No todo eran quejas. Japón cambió muchas vidas e incluso salvó también unas cuantas. “Algunos flamencos se mudaron a Japón, se instalaron allí y se alejaron de las noches largas y malas que también tiene el flamenco. Como dicen, empezaron a ver el sol de nuevo y recuperaron el desayuno, que lo tenían perdido desde hacía muchos años”.

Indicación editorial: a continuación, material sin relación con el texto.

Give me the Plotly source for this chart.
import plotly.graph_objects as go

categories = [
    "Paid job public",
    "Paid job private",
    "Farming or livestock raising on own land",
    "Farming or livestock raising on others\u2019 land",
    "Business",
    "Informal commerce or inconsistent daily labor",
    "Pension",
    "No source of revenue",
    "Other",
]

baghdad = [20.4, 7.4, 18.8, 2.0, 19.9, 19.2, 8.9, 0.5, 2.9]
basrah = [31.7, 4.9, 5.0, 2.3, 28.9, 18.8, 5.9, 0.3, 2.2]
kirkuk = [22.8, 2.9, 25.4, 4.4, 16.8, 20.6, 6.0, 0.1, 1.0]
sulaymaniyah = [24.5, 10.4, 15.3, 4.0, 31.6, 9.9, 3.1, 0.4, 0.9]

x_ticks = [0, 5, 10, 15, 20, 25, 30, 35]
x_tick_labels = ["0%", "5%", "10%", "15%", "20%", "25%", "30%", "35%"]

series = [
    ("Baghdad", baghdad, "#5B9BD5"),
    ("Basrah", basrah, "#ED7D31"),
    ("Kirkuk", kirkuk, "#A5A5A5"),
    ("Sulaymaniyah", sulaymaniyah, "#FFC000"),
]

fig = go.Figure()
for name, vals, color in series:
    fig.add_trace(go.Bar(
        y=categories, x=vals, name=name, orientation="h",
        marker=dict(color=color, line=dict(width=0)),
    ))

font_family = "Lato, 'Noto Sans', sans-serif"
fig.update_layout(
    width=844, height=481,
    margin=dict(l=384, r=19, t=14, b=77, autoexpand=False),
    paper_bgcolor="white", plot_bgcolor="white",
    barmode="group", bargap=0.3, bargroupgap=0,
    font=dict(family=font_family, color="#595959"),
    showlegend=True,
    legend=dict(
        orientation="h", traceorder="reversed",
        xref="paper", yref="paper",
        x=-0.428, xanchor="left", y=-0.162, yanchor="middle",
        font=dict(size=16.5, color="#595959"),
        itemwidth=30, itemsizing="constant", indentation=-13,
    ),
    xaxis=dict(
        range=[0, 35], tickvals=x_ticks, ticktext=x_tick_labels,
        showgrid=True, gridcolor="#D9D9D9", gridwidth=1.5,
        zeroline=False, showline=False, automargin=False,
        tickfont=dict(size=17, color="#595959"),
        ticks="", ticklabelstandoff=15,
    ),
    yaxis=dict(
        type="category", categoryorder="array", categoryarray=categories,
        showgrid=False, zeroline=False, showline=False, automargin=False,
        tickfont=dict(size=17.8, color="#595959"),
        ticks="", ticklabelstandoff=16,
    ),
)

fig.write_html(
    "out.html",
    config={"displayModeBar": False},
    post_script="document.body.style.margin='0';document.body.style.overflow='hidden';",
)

El libro, sembrado de escenas en la mejor tradición de la picaresca, recuerda además que esa especie de puente aéreo que se creó entre el flamenco y Japón no solo fue aprovechado por los artistas españoles. El arte y el duende conquistaron a un público japonés que no solo se rindió como espectador. Fueron muchos los nipones que vieron en esta disciplina una elocuente salida al rigor y la represión de las costumbres de su país y se lanzaron, a su manera, al quejío, el zapateado y al toque. “En una sociedad donde las emociones no se exhiben, para ellos fue como un ansiolítico. Con el flamenco podían expresarse y hacerlo, además, bailando, tocando y, sí, cantando también, sin límites ni filtros. Para ellos era, y es, casi un exorcismo”.

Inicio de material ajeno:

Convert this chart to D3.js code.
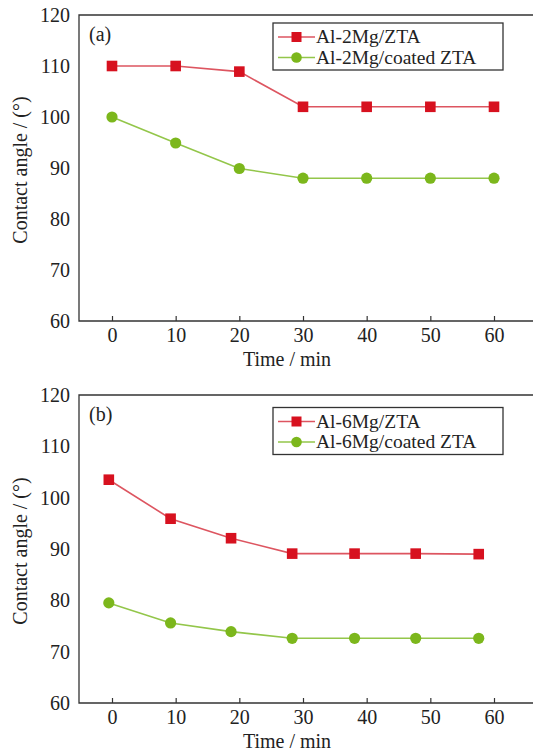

Así, cuenta López Canales en su libro, empezaron a venir a España también los primeros japoneses. Para hacerse bailaores. “En la España de la dictadura, eran puro exotismo. No ya porque quisieran bailar flamenco, que también, sino solo por ser japoneses, cuando en España de Japón no se sabía nada. A algunos los miraban raro y se reían de ellos. Shoji Kojima, el bailaor más famoso de Japón y uno de los que más tiempo pasó en Madrid, tuvo que escuchar cómo algún cantaor se negaba a trabajar con él. ‘¡A ese chino no le canto!’”, le decían. Y a él se lo llevaban los demonios: ‘No me cantes, bailaré solo con la guitarra”.
Pero nada ha podido con el amor que los japoneses sienten por el flamenco. “Han hecho un enorme esfuerzo por comprenderlo y hacerlo suyo, incluso por aprenderse hasta los cantes más complicados que ni siquiera entendían”, celebra David López Canales. La pasión dura ya más de 50 años y la historia continúa a ambos lados del mundo. “Los japoneses han convertido el flamenco en algo suyo. Tanto, que hoy hay más academias de baile en Japón que en España”.